According to the Nevada Gaming Control Board, Morgans has essentially been running an outlaw operation characterized by “excessive drunkenness, public sexual acts, date rape, prostitution, extortion/misquoting of service charges, drug distribution and abuse, violence, the admittance of minors, the dumping of incapacitated club-goers into casino venues and failure to cooperate with law enforcement.” The hotel-casino’s pool party may be called “Rehab” but, from the sound of things, it’s Hard Rock employees and hosts who need to be in detox. Morgans was initially defiant, refusing to admit culpability and boasting that only 2.5% of its HRH employees (all employed in nightclubs or security [!]) couldn’t pass a drug test.

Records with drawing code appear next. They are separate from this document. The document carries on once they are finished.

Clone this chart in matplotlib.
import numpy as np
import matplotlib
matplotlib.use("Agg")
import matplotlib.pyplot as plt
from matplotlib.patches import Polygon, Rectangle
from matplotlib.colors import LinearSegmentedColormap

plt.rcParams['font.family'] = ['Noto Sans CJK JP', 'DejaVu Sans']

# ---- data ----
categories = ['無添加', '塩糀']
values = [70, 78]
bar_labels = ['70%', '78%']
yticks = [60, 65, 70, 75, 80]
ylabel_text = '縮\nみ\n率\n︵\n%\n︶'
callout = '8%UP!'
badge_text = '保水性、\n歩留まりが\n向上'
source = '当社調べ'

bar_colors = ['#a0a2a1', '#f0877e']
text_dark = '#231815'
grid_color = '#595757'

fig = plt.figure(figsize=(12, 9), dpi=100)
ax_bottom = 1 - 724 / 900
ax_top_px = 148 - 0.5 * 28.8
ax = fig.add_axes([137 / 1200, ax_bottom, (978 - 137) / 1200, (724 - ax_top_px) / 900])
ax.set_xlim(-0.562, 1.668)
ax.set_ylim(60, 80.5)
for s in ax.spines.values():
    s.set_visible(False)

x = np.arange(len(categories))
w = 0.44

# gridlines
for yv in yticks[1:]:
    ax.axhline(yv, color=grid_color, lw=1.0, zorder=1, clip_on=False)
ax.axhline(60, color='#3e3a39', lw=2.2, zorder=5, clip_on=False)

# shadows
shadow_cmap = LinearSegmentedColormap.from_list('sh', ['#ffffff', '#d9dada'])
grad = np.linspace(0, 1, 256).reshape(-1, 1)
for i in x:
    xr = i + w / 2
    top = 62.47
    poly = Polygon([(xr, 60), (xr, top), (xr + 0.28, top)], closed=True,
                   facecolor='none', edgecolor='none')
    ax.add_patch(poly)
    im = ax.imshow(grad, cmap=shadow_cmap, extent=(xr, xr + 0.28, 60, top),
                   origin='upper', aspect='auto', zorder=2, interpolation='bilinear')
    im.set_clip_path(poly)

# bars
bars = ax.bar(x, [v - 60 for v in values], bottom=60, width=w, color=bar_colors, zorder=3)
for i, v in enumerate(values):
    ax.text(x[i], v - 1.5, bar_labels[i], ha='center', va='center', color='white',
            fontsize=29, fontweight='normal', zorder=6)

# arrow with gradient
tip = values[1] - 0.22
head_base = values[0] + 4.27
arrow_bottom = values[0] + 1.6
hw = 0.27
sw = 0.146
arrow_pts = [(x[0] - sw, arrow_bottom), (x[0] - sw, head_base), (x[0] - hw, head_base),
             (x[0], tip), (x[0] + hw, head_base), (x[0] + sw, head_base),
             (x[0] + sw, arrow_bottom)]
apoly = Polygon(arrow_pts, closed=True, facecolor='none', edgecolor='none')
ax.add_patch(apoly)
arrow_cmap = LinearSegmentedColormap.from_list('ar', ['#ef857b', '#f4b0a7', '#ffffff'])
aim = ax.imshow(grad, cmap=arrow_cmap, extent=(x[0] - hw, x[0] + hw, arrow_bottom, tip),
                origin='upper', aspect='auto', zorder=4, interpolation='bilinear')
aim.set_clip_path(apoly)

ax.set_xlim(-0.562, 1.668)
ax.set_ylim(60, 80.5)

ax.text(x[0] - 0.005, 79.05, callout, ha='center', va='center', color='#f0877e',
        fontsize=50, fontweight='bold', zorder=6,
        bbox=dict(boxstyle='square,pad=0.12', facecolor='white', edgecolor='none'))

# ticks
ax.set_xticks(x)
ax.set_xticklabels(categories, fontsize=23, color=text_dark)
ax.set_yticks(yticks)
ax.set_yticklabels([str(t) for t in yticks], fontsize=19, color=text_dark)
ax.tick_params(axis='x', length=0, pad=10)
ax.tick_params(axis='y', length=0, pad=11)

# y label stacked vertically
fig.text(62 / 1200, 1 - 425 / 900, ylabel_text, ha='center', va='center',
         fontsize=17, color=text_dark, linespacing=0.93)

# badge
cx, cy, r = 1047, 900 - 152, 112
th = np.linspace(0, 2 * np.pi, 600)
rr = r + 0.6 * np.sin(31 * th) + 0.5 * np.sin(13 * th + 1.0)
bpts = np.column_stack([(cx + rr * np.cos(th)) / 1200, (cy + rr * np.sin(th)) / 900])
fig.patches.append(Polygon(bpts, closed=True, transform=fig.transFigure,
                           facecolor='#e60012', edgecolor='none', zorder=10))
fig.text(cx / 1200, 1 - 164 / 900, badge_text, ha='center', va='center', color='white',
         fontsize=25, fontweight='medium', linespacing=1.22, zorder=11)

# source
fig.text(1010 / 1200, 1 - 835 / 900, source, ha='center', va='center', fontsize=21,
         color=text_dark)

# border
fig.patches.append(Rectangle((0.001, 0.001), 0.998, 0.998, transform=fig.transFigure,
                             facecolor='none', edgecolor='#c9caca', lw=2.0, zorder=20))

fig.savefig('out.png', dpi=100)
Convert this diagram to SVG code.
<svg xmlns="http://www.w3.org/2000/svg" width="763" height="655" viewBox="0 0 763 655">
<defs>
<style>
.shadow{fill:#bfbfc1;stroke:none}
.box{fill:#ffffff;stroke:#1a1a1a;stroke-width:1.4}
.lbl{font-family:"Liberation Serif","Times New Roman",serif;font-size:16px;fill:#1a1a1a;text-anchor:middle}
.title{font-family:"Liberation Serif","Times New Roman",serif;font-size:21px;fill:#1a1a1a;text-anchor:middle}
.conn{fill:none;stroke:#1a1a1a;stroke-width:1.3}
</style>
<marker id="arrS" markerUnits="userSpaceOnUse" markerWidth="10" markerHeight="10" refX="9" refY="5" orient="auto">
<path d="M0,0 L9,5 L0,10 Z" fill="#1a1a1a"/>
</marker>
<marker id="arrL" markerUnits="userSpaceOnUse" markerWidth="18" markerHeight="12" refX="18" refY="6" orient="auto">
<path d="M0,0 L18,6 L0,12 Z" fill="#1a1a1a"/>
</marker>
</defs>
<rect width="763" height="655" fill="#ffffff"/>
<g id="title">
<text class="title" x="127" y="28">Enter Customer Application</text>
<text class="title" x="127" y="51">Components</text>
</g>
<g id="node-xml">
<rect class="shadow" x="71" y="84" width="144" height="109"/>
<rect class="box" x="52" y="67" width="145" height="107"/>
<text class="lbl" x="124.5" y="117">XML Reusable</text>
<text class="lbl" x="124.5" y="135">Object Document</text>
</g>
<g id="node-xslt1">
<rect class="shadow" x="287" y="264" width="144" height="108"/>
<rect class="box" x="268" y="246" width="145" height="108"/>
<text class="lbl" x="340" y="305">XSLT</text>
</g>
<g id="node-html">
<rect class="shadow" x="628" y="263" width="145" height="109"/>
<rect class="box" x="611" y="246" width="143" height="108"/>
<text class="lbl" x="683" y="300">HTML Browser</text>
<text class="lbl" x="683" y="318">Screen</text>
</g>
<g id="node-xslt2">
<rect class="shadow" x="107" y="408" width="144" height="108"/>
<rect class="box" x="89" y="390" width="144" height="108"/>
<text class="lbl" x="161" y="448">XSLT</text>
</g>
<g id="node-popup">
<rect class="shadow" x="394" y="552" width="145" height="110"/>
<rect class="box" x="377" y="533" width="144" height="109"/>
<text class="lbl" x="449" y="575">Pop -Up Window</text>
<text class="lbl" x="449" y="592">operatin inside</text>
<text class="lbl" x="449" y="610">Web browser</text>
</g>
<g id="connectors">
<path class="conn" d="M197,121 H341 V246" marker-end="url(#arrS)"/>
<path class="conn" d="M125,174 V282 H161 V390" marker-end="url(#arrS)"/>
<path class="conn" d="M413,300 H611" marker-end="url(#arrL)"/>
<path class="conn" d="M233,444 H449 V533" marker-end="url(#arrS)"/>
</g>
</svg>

According to Sun reporter Rick Velotta, during an appearance last Friday on Nevada Week in Review, Morgans execs told the Nevada Gaming Commission that “rogue employees” were running rampant and upper management was powerless to stop them. This sorry admission is one more metric of just how far over its head Morgans has been since party animal ex-CEO Ed Scheetz (left) bought the place five years ago. If, per HRH attorney Frank Schreck, Morgans has been “vigilant” against illegal drug use on property, the number and breadth of violations is such that I’d hate to see what laxity looks like. (The recent drug bust of Bruno Mars has supposedly caused other pop acts to pout that they won’t be able to get stoned on-property, according to Schreck.) The sole saving grace for Morgans is that no snorting or toking (or screwing) was observed on the casino floor. If it had, DLJ would be shopping around for a new casino-management company.

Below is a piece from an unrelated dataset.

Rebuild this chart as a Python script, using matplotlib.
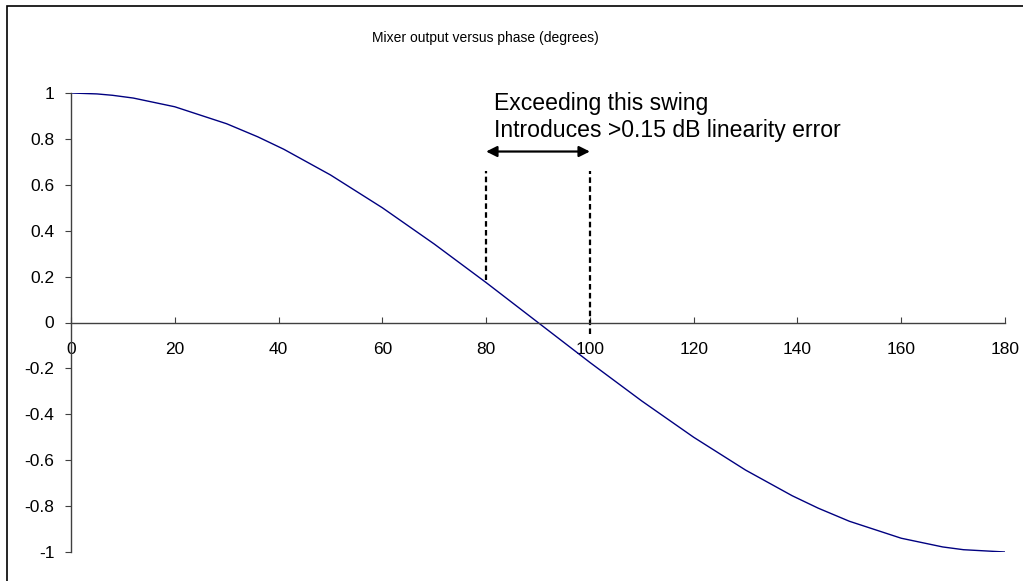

Given the hotelier’s ropey financial condition, we can count it out of its continued participation in Echelon … from which it pinched the “Mondrian” brand it now plans to slap on the HRH Tower. Being shot of serially inept Morgans would be a blessing in disguise for Boyd Gaming, giving it a pre-made excuse to downsize Echelon into something more market-friendly.

Sinai strife. The continuing unrest in Egypt is having some unfortunate ramifications for the gambling business. Casinos in Taba, on the Sinai peninsula, went dark last weekend. If the inevitable downfall of Hosni Mubarak‘s junta brings about democratic elections, conventional wisdom holds that Egyptian social norms will take a more conservative swing. That could be very bad news for the country’s two-dozen-plus casinos. By extension, it would also bode ill for Genting Bhd, which operates there, as well as for Caesars Entertainment. Gary Loveman‘s company runs London Club Cairo and Caesars Cairo through its London Clubs International subsidiary.

It’ll be in prestigious company, as MGM Resorts International chose a heckuva bad time to cozy up to the Mubarak family (Pansy Ho? Gamal Mubarak? MGM sure knows how to pick ’em). As Richard Abowitz points out, Hosni Mubarak’s dim future is a penumbra that falls over MGM’s Egyptian joint venture, too.